Nor is our interpretation at odds with the Anti-Terrorism Act (“ATA”), 18 U.S.C. §§ 2331 et seq. The purpose of the ATA was “[t]o provide a new civil cause of action in Federal law for international terrorism that provides extraterritorial jurisdiction over terrorist acts abroad against United States nationals.” H.R. 2222, 102d Cong. (1992). The statutory exception for an act of war defines it as “any act occurring in the course of—(A) declared war; (B) armed conflict, whether or not war has been declared, between two or more nations; or (C) armed conflict between military forces of any origin.” 18 U.S.C. § 2331(4). Acts of war, then, are distinguished from acts of terrorism.
Cedar & Washington argues that we should import that distinction into the CERCLA context.

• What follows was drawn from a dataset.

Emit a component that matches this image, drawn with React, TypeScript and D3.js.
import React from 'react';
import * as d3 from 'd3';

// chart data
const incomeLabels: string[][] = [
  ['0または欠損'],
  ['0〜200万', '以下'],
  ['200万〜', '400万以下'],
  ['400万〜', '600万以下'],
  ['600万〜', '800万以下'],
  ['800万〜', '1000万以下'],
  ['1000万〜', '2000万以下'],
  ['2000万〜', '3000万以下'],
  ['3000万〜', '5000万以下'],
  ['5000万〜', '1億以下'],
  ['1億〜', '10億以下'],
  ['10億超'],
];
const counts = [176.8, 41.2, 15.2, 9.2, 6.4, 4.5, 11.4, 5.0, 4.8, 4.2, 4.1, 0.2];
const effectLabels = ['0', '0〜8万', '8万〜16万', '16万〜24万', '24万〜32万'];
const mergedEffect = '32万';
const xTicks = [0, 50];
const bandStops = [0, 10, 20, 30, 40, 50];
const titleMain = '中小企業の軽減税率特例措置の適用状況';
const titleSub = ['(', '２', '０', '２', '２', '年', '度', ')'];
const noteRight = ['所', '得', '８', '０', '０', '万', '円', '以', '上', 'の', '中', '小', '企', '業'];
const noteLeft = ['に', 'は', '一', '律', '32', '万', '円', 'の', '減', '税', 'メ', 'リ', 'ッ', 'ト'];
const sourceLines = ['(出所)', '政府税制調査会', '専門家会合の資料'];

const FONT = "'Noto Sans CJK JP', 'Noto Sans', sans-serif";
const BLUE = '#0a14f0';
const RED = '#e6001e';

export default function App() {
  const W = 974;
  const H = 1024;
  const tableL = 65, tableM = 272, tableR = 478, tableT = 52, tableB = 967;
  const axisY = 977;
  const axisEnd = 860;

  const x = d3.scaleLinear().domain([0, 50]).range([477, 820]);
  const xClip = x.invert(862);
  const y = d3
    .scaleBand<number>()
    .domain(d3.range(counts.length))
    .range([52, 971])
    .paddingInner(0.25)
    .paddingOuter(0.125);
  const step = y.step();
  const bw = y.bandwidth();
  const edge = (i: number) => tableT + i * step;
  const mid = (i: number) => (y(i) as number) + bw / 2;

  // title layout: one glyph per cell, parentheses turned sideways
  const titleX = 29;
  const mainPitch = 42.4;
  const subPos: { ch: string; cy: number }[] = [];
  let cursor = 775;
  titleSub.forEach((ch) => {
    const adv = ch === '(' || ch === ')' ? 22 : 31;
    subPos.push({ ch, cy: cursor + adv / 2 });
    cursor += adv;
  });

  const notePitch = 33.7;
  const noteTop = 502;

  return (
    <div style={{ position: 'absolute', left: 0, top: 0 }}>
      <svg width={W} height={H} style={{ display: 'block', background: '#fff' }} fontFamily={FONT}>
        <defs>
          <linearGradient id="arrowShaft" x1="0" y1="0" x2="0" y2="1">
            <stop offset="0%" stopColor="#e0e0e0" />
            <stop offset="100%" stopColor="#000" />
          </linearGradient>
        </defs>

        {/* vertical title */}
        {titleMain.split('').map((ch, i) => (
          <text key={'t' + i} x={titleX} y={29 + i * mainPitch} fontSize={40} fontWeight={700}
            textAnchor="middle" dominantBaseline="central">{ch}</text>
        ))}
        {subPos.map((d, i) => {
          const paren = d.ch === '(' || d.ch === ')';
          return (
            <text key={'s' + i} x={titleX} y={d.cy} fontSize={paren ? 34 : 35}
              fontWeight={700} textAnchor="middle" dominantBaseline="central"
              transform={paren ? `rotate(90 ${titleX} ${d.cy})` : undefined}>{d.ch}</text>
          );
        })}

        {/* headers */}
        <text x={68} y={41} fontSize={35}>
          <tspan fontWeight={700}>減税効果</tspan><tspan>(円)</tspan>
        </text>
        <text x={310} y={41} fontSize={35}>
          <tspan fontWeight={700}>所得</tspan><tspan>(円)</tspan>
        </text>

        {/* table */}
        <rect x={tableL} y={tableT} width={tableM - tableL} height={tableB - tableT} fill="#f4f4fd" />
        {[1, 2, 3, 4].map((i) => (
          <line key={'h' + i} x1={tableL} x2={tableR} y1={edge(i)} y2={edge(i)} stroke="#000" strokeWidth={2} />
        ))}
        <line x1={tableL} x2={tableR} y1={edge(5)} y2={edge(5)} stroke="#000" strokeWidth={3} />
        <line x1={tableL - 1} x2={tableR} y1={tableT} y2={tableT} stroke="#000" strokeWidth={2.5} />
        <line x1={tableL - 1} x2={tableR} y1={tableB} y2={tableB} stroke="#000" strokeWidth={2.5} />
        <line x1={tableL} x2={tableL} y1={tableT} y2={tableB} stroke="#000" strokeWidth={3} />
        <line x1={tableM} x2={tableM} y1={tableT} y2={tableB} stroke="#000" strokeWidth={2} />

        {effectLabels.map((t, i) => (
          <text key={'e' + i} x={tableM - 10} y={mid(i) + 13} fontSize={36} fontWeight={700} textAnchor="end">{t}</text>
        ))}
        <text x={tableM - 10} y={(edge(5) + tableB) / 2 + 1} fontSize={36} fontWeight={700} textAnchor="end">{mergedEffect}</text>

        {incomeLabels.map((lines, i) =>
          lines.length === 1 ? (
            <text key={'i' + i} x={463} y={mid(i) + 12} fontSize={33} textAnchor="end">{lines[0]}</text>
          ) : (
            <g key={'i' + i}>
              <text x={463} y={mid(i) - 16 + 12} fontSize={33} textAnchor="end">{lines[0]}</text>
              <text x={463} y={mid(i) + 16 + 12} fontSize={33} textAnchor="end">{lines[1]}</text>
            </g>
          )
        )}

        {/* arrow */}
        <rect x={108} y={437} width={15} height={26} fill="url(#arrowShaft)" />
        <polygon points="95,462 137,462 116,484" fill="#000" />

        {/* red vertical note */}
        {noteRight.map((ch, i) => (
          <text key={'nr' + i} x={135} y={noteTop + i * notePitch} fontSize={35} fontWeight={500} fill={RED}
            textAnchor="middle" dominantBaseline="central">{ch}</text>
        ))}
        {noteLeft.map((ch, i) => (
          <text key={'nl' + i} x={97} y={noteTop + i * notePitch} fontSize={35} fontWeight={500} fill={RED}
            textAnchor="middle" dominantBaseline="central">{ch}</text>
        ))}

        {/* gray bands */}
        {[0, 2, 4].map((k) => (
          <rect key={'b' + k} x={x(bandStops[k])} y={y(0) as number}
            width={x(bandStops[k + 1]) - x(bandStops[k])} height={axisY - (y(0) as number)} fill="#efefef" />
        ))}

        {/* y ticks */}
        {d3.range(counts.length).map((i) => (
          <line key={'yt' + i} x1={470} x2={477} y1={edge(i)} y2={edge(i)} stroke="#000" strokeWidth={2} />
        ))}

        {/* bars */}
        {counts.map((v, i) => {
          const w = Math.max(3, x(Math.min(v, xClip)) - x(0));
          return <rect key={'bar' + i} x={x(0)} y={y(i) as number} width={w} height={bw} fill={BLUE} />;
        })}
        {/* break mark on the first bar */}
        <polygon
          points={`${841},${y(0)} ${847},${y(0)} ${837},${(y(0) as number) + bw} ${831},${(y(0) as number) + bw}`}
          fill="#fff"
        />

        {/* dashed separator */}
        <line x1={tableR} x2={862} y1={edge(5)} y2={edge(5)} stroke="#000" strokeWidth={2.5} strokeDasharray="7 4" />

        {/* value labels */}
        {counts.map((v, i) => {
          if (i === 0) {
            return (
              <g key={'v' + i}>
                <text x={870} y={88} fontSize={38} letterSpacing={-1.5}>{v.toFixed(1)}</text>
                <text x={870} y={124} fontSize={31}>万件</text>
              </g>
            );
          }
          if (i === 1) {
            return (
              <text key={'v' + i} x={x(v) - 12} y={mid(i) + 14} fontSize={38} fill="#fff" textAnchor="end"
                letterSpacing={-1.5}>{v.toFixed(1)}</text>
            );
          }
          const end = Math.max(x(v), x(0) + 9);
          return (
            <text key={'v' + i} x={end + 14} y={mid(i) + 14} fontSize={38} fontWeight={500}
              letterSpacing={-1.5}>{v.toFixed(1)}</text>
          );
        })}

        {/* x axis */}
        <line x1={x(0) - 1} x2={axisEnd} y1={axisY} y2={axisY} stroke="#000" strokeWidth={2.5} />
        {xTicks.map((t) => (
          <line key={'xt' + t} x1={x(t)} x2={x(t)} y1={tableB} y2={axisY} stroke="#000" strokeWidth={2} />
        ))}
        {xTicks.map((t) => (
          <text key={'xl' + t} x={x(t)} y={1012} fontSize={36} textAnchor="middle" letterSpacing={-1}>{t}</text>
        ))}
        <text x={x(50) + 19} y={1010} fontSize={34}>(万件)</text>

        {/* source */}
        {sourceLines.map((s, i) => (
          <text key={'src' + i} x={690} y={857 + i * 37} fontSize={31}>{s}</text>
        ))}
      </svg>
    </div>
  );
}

However, the ATA is designed precisely to differentiate between acts of terrorism and acts of war, while CERCLA is silent as to terrorism. Indeed, in the CERCLA context, an event may be both an act of war and an act of terrorism; under the ATA regime, it may not. In addition, the “act[s] of war” defined in the two statutes differ geographically, because the ATA applies solely abroad, whereas CERCLA only applies domestically.

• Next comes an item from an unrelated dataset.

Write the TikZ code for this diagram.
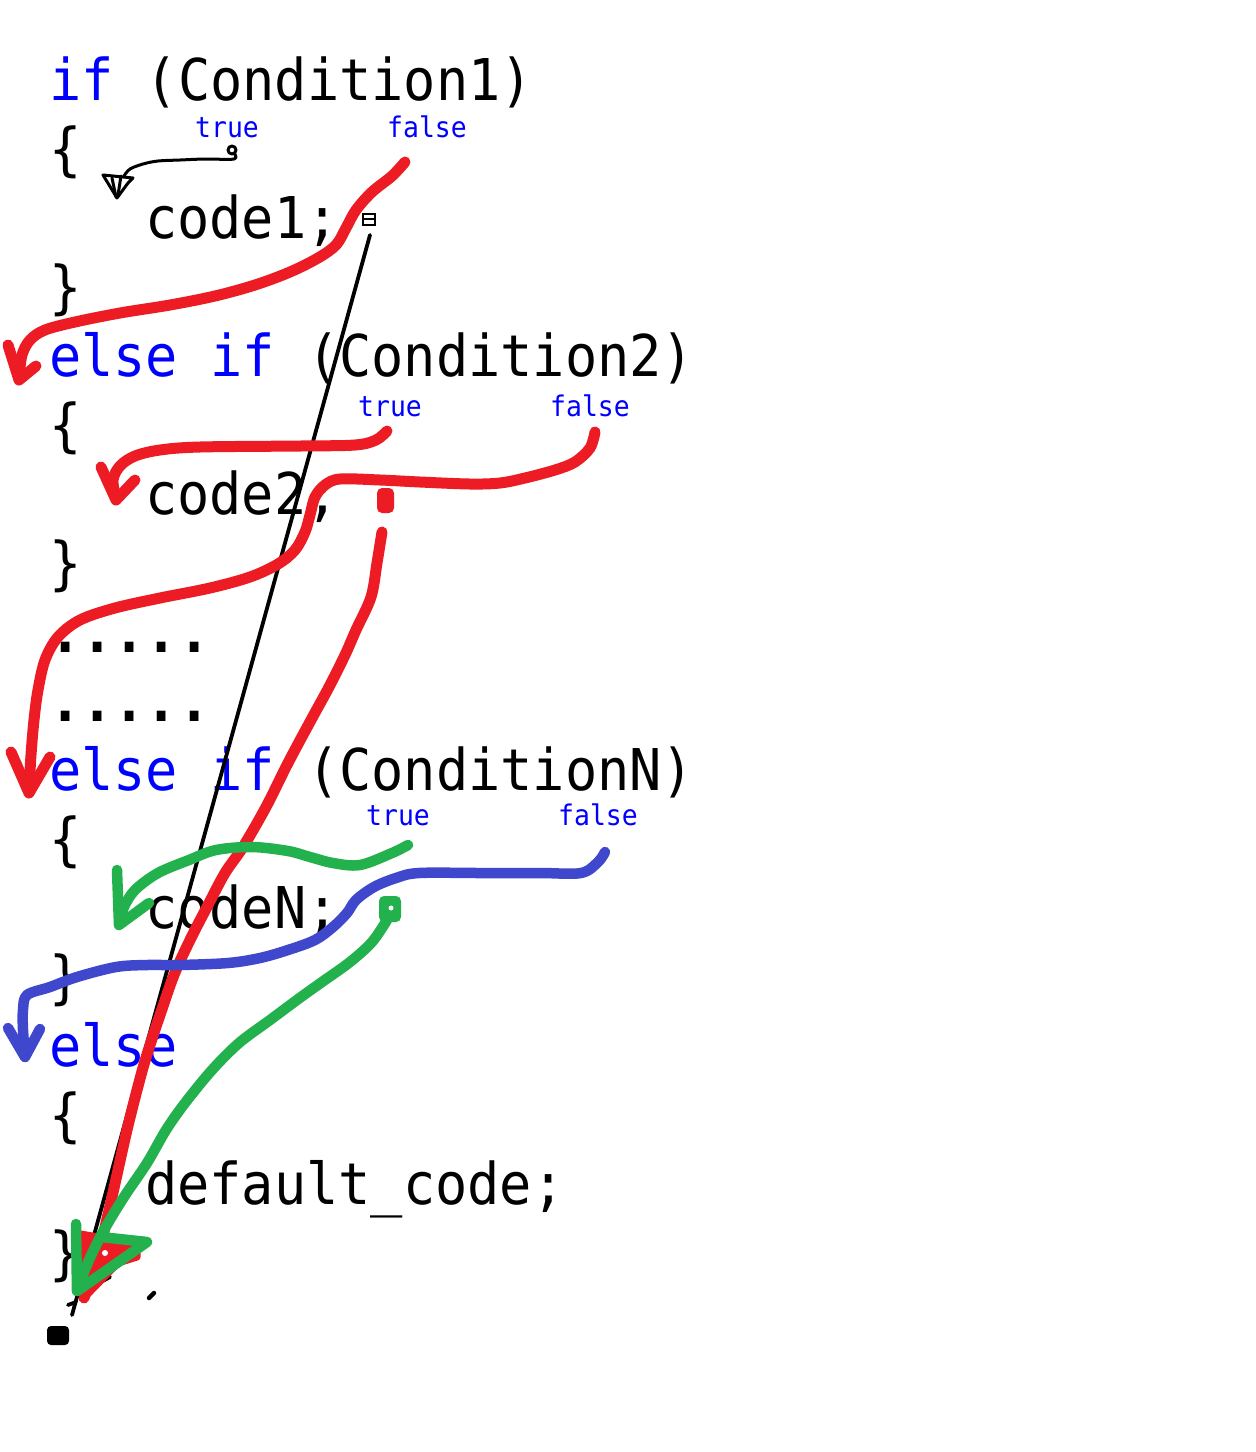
\documentclass[tikz,border=0pt]{standalone}
\usepackage{fontspec}
\newfontfamily\codefont[FakeStretch=0.93]{DejaVu Sans Mono}
\newcommand{\codesize}{\fontsize{57.6pt}{69pt}\selectfont}
\newcommand{\labsize}{\fontsize{28.4pt}{30pt}\selectfont}
\definecolor{pred}{RGB}{237,28,36}
\definecolor{pgreen}{RGB}{34,177,76}
\definecolor{pblue}{RGB}{63,72,204}
\definecolor{kw}{RGB}{0,0,255}
\tikzset{
  codeline/.style={anchor=base west, inner sep=0pt, font=\codefont\codesize, text=black},
  lab/.style={anchor=base west, inner sep=0pt, font=\codefont\labsize, text=kw},
  redpen/.style={draw=pred, line width=11pt, line cap=round, line join=round},
  greenpen/.style={draw=pgreen, line width=10.5pt, line cap=round, line join=round},
  bluepen/.style={draw=pblue, line width=10.5pt, line cap=round, line join=round},
  blackpen/.style={draw=black, line width=3.8pt, line cap=round, line join=round},
  curve/.style={smooth, tension=0.55},
}
\begin{document}
\begin{tikzpicture}[x=1pt,y=-1pt]
\useasboundingbox[fill=white] (0,0) rectangle (1256,1452);
% code text
\node[codeline] (l1)  at (49,100)  {\textcolor{kw}{if} (Condition1)};
\node[codeline] (l2)  at (49,169)  {\{};
\node[codeline] (l3)  at (145,238) {code1;};
\node[codeline] (l4)  at (49,307)  {\}};
\node[codeline] (l5)  at (49,376)  {\textcolor{kw}{else if} (Condition2)};
\node[codeline] (l6)  at (49,445)  {\{};
\node[codeline] (l7)  at (145,514) {code2;};
\node[codeline] (l8)  at (49,583)  {\}};
\node[codeline] (l9)  at (49,652)  {\textbf{.....}};
\node[codeline] (l10) at (49,721)  {\textbf{.....}};
\node[codeline] (l11) at (49,790)  {\textcolor{kw}{else if} (ConditionN)};
\node[codeline] (l12) at (49,859)  {\{};
\node[codeline] (l13) at (145,928) {codeN;};
\node[codeline] (l14) at (49,997)  {\}};
\node[codeline] (l15) at (49,1066) {\textcolor{kw}{else}};
\node[codeline] (l16) at (49,1135) {\{};
\node[codeline] (l17) at (145,1204) {default\_code;};
\node[codeline] (l18) at (49,1273) {\}};
% labels
\node[lab] (t1) at (195,137) {true};
\node[lab] (f1) at (387,137) {false};
\node[lab] (t2) at (358,416) {true};
\node[lab] (f2) at (550,416) {false};
\node[lab] (tN) at (366,825) {true};
\node[lab] (fN) at (558,825) {false};

% black long line and marks
\draw[blackpen] (370,235) -- (72,1315);
\draw[line width=2.8pt] (363,214) rectangle (375,225);
\draw[line width=2.2pt] (363,219) -- (375,219);
\draw[blackpen] (90,1288) -- (110,1277);
\draw[blackpen] (68,1305) -- (76,1302);
\draw[blackpen, line width=4.5pt] (149,1298) -- (154,1293);
\fill[rounded corners=4pt] (47,1326) rectangle (69,1345);

% black thin arrow (condition1 true)
\draw[blackpen, line width=3pt] (232,150) circle (4pt);
\draw[blackpen, line width=3pt] plot[curve] coordinates {(234,153) (234,159) (205,159) (180,160) (158,161) (143,164) (130,169) (124,176)};
\draw[blackpen, line width=3pt] (103,175) -- (117,198) -- (128,183) -- (133,178) -- cycle;
\draw[blackpen, line width=3pt] (112,178) -- (116,197);
\draw[blackpen, line width=3pt] (121,176) -- (118,195);

% red: condition1 false
\draw[redpen] plot[curve] coordinates {(405,162) (392,176) (372,192) (356,210) (346,228) (336,245) (318,258) (290,272) (255,285) (215,296) (170,305) (120,313) (75,322) (45,330) (30,340) (22,355) (19,378)};
\draw[redpen] (8,345) -- (19,380) -- (36,366);

% red: condition2 true
\draw[redpen] plot[curve] coordinates {(387,431) (376,440) (355,445) (300,446) (200,447) (160,450) (135,456) (120,466) (113,480) (116,498)};
\draw[redpen] (101,467) -- (116,500) -- (135,480);

% red: condition2 false
\draw[redpen] plot[curve] coordinates {(595,432) (590,448) (575,462) (555,470) (525,478) (500,483) (470,484) (420,482) (380,480) (340,479) (325,485) (315,497) (310,515) (305,532) (295,550) (278,564) (250,577) (210,588) (160,598) (115,608) (80,620) (58,637) (45,660) (38,690) (34,720) (31,755) (29,790)};
\draw[redpen] (11,752) -- (29,793) -- (50,757);

% red blob and long red stroke
\fill[pred, rounded corners=5pt] (377,488) rectangle (394,513);
\draw[redpen] plot[curve] coordinates {(382,532) (377,563) (371,597) (356,630) (345,655) (329,687) (311,720) (288,763) (266,807) (243,847) (225,873) (207,907) (190,940) (174,975) (160,1015) (150,1045) (141,1075) (127,1130) (112,1197) (100,1247) (84,1298)};
\draw[redpen, line width=7pt, fill=pred] (81,1234) -- (137,1244) -- (137,1257) -- (118,1263) -- (84,1298) -- cycle;
\fill[white] (105,1253) circle (3pt);

% green: conditionN true
\draw[greenpen] plot[curve] coordinates {(408,845) (392,853) (360,865) (333,863) (310,857) (288,851) (252,847) (216,850) (189,860) (158,873) (135,890) (124,907) (120,922)};
\draw[greenpen] (117,870) -- (119,925) -- (149,903);

% green blob and long green stroke
\fill[pgreen, rounded corners=5pt] (379,896) rectangle (401,922);
\fill[white] (391,908) circle (2.5pt);
\draw[greenpen] plot[curve] coordinates {(387,920) (372,942) (350,962) (322,982) (301,997) (270,1020) (239,1043) (212,1070) (185,1103) (166,1130) (147,1163) (124,1197) (104,1230) (89,1260) (77,1290)};
\draw[greenpen] (76,1224) -- (77,1291) -- (147,1242) -- (101,1237);

% blue: conditionN false
\draw[bluepen] plot[curve] coordinates {(605,852) (598,862) (581,873) (540,873) (480,873) (419,873) (396,878) (374,887) (356,900) (347,913) (333,927) (315,940) (288,950) (260,958) (228,963) (180,965) (147,965) (116,967) (77,977) (50,987) (27,995) (23,1010) (23,1030) (25,1055)};
\draw[bluepen] (8,1028) -- (25,1057) -- (40,1029);
\end{tikzpicture}
\end{document}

Given the manifestly distinct statutory text, structure, and remedial purposes of CERCLA and the ATA, we do not construe “act of war” to have the identical meaning in both statutes. See Gen. Dynamics Land Sys., Inc. v. Cline, 540 U.S. 581, 596, 124 S.Ct. 1236, 157 L.Ed.2d 1094 (2004) (reading language of ADEA in light of purpose of statute).
* * *
Because they were an “act of war,” the September 11 attacks fall under CERCLA's exception if they were the “sole[ ]” cause of the alleged release. 42 U.S.C. § 9607(b). The sole cause standard certainly requires more than just proximate and but for causation. But it is satisfied here because the September 11 attacks overwhelmed all other causes, and because the “release” was unquestionably and immediately caused by the impacts. See Rodgers, supra, at § 8.13 (characterizing the sole cause standard as a “formidable obstacle ... allow[ing] escape from liability only where external events overwhelm and swamp the contributions of the defendant”); cf. Aegis Ins. Servs., Inc. v. 7 World Trade Co., L.P., 737 F.3d 166, 180 (2d Cir.2013) (dismissing negligent design claim against owners of a building destroyed on 9/11 because given “severity of the cataclysm that engulfed lower Manhattan ..., [i]t is simply incompatible with common sense and experience to hold that defendants were required to design and construct a building that would survive the events of September 11, 2001”).
Cedar & Washington argues that the composition of the dust and flying debris would have been less harmful but for actions previously taken by the owners of the airplanes and the real estate. This argument does not succeed in raising an issue of fact or a subject for discovery. The refutation is found in the text of the statute. The phrase “act of war” is listed in parallel with “act of God,” 42 U.S.C. § 9607(b); it is useful and sensible to treat the two kinds of events alike when it comes to showing causation. It would be absurd to impose CERCLA liability on the owners of property that is demolished and dispersed by a tornado. A tornado, which scatters dust and all else, is the “sole cause” of the environmental damage left in its wake notwithstanding that the owners of flying buildings did not abate asbestos, or that farmers may have added chemicals to the soil that was picked up and scattered.
II
Cedar & Washington incurred costs removing the dust residues of the planes and the World Trade Center, and seeks common-law indemnification. “Implied, or common-law, indemnity is a restitution concept which permits shifting the loss because to fail to do so would result in the unjust enrichment of one party at the expense of the other.” McCarthy v. Turner Constr., Inc., 17 N.Y.3d 369, 375, 929 N.Y.S.2d 556, 953 N.E.2d 794 (2011) (internal brackets omitted); see also City of New York v. Lead Indus. Ass'n, Inc., 222 A.D.2d 119, 644 N.Y.S.2d 919, 922–23 (1st Dep't 1996) (“The classic situation giving rise to a claim for indemnity is where one, without fault on its own part, is held liable to a third party by operation of law ... due to the fault of another.”). Under New York law, an indemnitor must bear some fault for the damages suffered by the indemnitee, whether on account of negligence, equitable considerations, or statutory requirements. See Raquet v. Braun, 90 N.Y.2d 177, 183, 659 N.Y.S.2d 237, 681 N.E.2d 404 (1997) (“The duty that forms the basis for the liability arises from the principle that ‘every one is responsible for the consequences of his own negligence, and if another person has been compelled ... to pay the damages which ought to have been paid by the wrongdoer, they may be recovered from him.’ ” (quoting Oceanic Steam Nav. Co. v. Compania Transatlantica Espanola, 134 N.Y. 461, 468, 31 N.E. 987 (1892)) (omission in original)). Thus a polluter who causes (or is obligated by statute to remediate) environmental contamination can be liable to another party who cleans it up. State v. Stewart's Ice Cream Co., 64 N.Y.2d 83, 86–88, 484 N.Y.S.2d 810, 473 N.E.2d 1184 (1984).
Here, the act-of-war defense bars the CERCLA claim, and Cedar & Washington does not identify any other basis for its claim of indemnification. Because no legal duty or equitable consideration obligated the defendants to remediate WTC Dust from Cedar & Washington's building, this common law claim fails.
For the foregoing reasons, we affirm the judgment of the district court.